For many years I was quite resistant to the Buddhist practice of sangha or spiritual friendship and community. But seeing the benefits to young people of a consciously created community that has a shared purpose of individual growth has helped me to appreciate sangha. At its best, a living, growing, learning community has a powerfully beneficial effect. In the Youth at Risk context it only lasts a year, which is a great shame (although in their chaotic lives that is a significant length of time). We all benefit from a positive community – yet this is missing for many people. I feel privileged to have found an equivalent for myself with other Buddhists, and that's why I can recommend it so highly to these young people.

It took me four years of continual effort to be in a position to lead the residential successfully. I learnt to ask questions that challenged the assumptions young people made about themselves. I learnt to be fierce and demanding in holding up the mirror and saying: 'Look, you have a choice: what are you going to do?' Over the past 10 years we have had some extraordinary successes, people who have turned their lives around dramatically, and a number have gone on to become staff at Youth at Risk. There have also been some people who have died.

Broadly speaking, 75 per cent achieve the goals they set for themselves – for example, 'get back into education', 'find a job', 'have a better relationship with my parents'. I don't think anyone can remain untouched by the process. They will have experienced adults making huge efforts to communicate honestly and allow them to feel loved.

Being black may have given me a bit of credibility but not much, because once you start challenging, defences go up and it doesn't matter who you are. As a woman I have learnt there are certain ways I can challenge young men, which from a male trainer would cause confrontation. In other ways, as a woman, I cannot be what young men need. Many of their issues stem from feeling abandoned by their fathers, and at certain times it is crucial for a young man to have an adult man being tender but challenging. I can hardly overstate the damage that comes when young men grow up without a father and I have come to the conclusion that boys need their dads. Obviously not violent and abusive ones, but the absence of a male 'elder' can wreak havoc on a young man's self-perception.

Frequently, while working with groups of chaotic young people, I have experienced something quite beautiful. Someone begins to speak and those listening feel a positive desire for the individual to find something for themselves. Then something just cracks open. There is a strong energy of empathy and care and the room feels like a sacred space. People are seeing each other with eyes of love and solidarity. Everyone is truly listening.
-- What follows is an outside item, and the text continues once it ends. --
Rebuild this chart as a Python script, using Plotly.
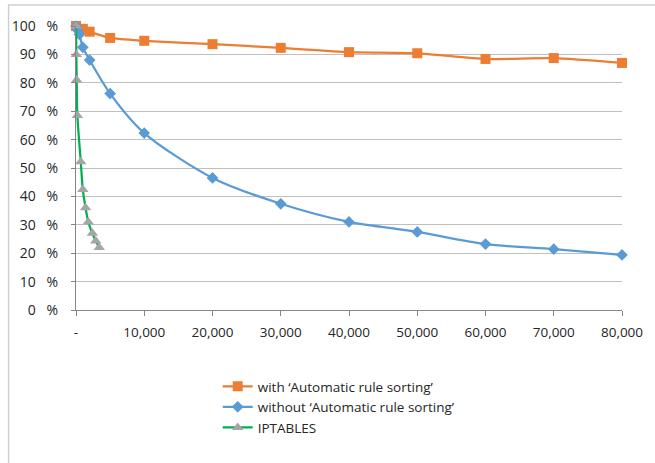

The collective mind stills for a few moments, and magic has entered. It is the love principle emerging amid pain and difficulty. The Buddha Amitabha has made a guest appearance. Sadly, but understandably, it is temporary – and that very evening there could be a fight.

I believe these are experiences the young people seldom forget. Even though some don't make the changes we would all like to see, they have had a direct experience of opening up to something out of the ordinary. Perhaps it was just a flicker, but it was significant. It touched us all. And perhaps, after being sent back to prison, they may wonder, what was that? Hopefully, along with other experiences of kindness and meaning, it might prompt someone to choose a life with less suffering for themselves and others.